**Data section:**

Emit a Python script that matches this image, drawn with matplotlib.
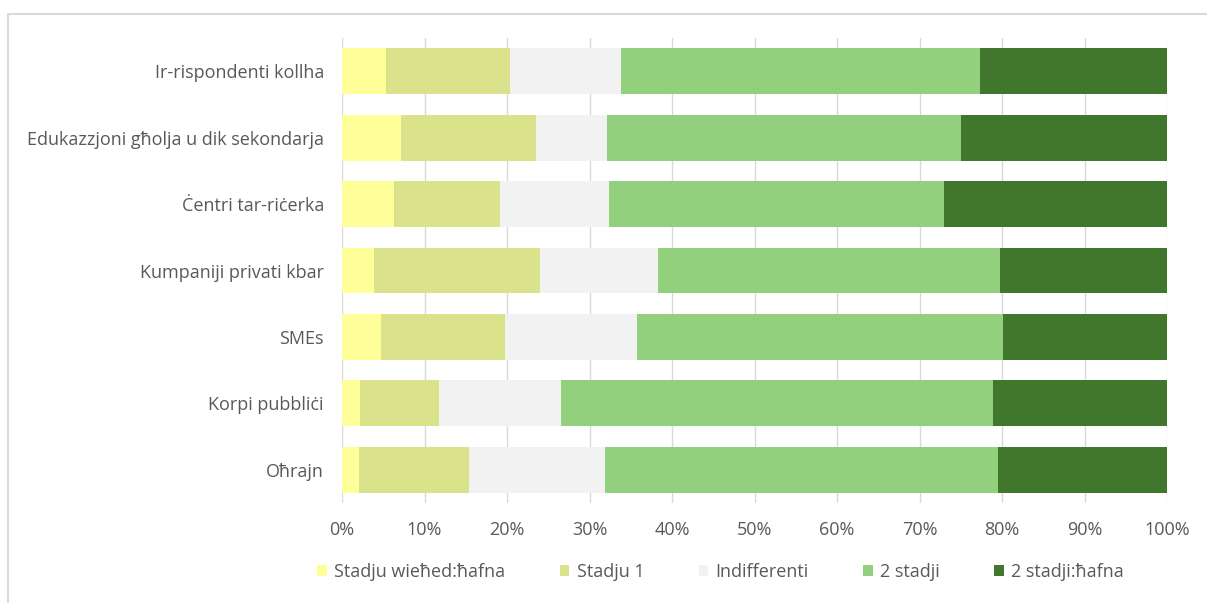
import matplotlib
matplotlib.use("Agg")
import matplotlib.pyplot as plt
from matplotlib.patches import Rectangle, Patch
import numpy as np

plt.rcParams['font.family'] = ['Open Sans', 'DejaVu Sans']

categories = ["Ir-rispondenti kollha", "Edukazzjoni għolja u dik sekondarja",
              "Ċentri tar-riċerka", "Kumpaniji privati kbar", "SMEs",
              "Korpi pubbliċi", "Oħrajn"]
series_names = ["Stadju wieħed:ħafna", "Stadju 1", "Indifferenti", "2 stadji", "2 stadji:ħafna"]
stadju_wiehed_hafna = [5.3, 7.2, 6.3, 3.9, 4.7, 2.2, 2.1]
stadju_1 = [15.1, 16.3, 12.9, 20.1, 15.1, 9.6, 13.3]
indifferenti = [13.4, 8.6, 13.2, 14.3, 16.0, 14.7, 16.5]
zewg_stadji = [43.5, 42.9, 40.6, 41.5, 44.3, 52.4, 47.6]
zewg_stadji_hafna = [22.7, 25.0, 27.0, 20.2, 19.9, 21.1, 20.5]
tick_labels = ["0%", "10%", "20%", "30%", "40%", "50%", "60%", "70%", "80%", "90%", "100%"]

colors = ["#FFFF99", "#DAE38B", "#F2F2F2", "#93D07D", "#41772C"]
series = [stadju_wiehed_hafna, stadju_1, indifferenti, zewg_stadji, zewg_stadji_hafna]

fig = plt.figure(figsize=(12.07, 6.03), dpi=100)
fig.patches.append(Rectangle((8/1207, -0.1), 1.2, 1 - 14/603 + 0.1, transform=fig.transFigure,
                             fill=False, edgecolor="#D9D9D9", linewidth=1.5))
ax = fig.add_axes([342/1207, 1 - 503/603, 825/1207, 465/603])

y = np.arange(len(categories))
left = np.zeros(len(categories))
for vals, col, name in zip(series, colors, series_names):
    vals = np.array(vals)
    ax.barh(y, vals, left=left, height=0.69, color=col, label=name, zorder=2)
    left += vals

ax.set_xlim(0, 100)
ax.set_ylim(len(categories) - 0.5, -0.5)
ax.set_yticks(y)
ax.set_yticklabels(categories, fontsize=13, color="#595959")
ax.set_xticks(np.arange(0, 101, 10))
ax.set_xticklabels(tick_labels, fontsize=13, color="#595959")
ax.tick_params(axis='y', length=0, pad=13)
ax.tick_params(axis='x', length=0, pad=13)
for s in ax.spines.values():
    s.set_visible(False)
ax.grid(axis='x', color="#D9D9D9", linewidth=1, zorder=0)
ax.set_axisbelow(True)

handles = [Patch(facecolor=c, edgecolor='none') for c in colors]
fig.legend(handles, series_names, loc='center', bbox_to_anchor=(0.597, 1 - 572/603),
           ncol=5, frameon=False, fontsize=13, handlelength=0.55, handleheight=0.55,
           handletextpad=0.4, columnspacing=3.0, labelcolor="#595959")

fig.savefig("out.png", dpi=100)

**Given task:**
Omitting all pictures, restate exactly the lines of the material from its start through the line that contains "ax.set_axisbelow(True)".

**Solution for this exercise:**
Emit a Python script that matches this image, drawn with matplotlib.
import matplotlib
matplotlib.use("Agg")
import matplotlib.pyplot as plt
from matplotlib.patches import Rectangle, Patch
import numpy as np

plt.rcParams['font.family'] = ['Open Sans', 'DejaVu Sans']

categories = ["Ir-rispondenti kollha", "Edukazzjoni għolja u dik sekondarja",
              "Ċentri tar-riċerka", "Kumpaniji privati kbar", "SMEs",
              "Korpi pubbliċi", "Oħrajn"]
series_names = ["Stadju wieħed:ħafna", "Stadju 1", "Indifferenti", "2 stadji", "2 stadji:ħafna"]
stadju_wiehed_hafna = [5.3, 7.2, 6.3, 3.9, 4.7, 2.2, 2.1]
stadju_1 = [15.1, 16.3, 12.9, 20.1, 15.1, 9.6, 13.3]
indifferenti = [13.4, 8.6, 13.2, 14.3, 16.0, 14.7, 16.5]
zewg_stadji = [43.5, 42.9, 40.6, 41.5, 44.3, 52.4, 47.6]
zewg_stadji_hafna = [22.7, 25.0, 27.0, 20.2, 19.9, 21.1, 20.5]
tick_labels = ["0%", "10%", "20%", "30%", "40%", "50%", "60%", "70%", "80%", "90%", "100%"]

colors = ["#FFFF99", "#DAE38B", "#F2F2F2", "#93D07D", "#41772C"]
series = [stadju_wiehed_hafna, stadju_1, indifferenti, zewg_stadji, zewg_stadji_hafna]

fig = plt.figure(figsize=(12.07, 6.03), dpi=100)
fig.patches.append(Rectangle((8/1207, -0.1), 1.2, 1 - 14/603 + 0.1, transform=fig.transFigure,
                             fill=False, edgecolor="#D9D9D9", linewidth=1.5))
ax = fig.add_axes([342/1207, 1 - 503/603, 825/1207, 465/603])

y = np.arange(len(categories))
left = np.zeros(len(categories))
for vals, col, name in zip(series, colors, series_names):
    vals = np.array(vals)
    ax.barh(y, vals, left=left, height=0.69, color=col, label=name, zorder=2)
    left += vals

ax.set_xlim(0, 100)
ax.set_ylim(len(categories) - 0.5, -0.5)
ax.set_yticks(y)
ax.set_yticklabels(categories, fontsize=13, color="#595959")
ax.set_xticks(np.arange(0, 101, 10))
ax.set_xticklabels(tick_labels, fontsize=13, color="#595959")
ax.tick_params(axis='y', length=0, pad=13)
ax.tick_params(axis='x', length=0, pad=13)
for s in ax.spines.values():
    s.set_visible(False)
ax.grid(axis='x', color="#D9D9D9", linewidth=1, zorder=0)
ax.set_axisbelow(True)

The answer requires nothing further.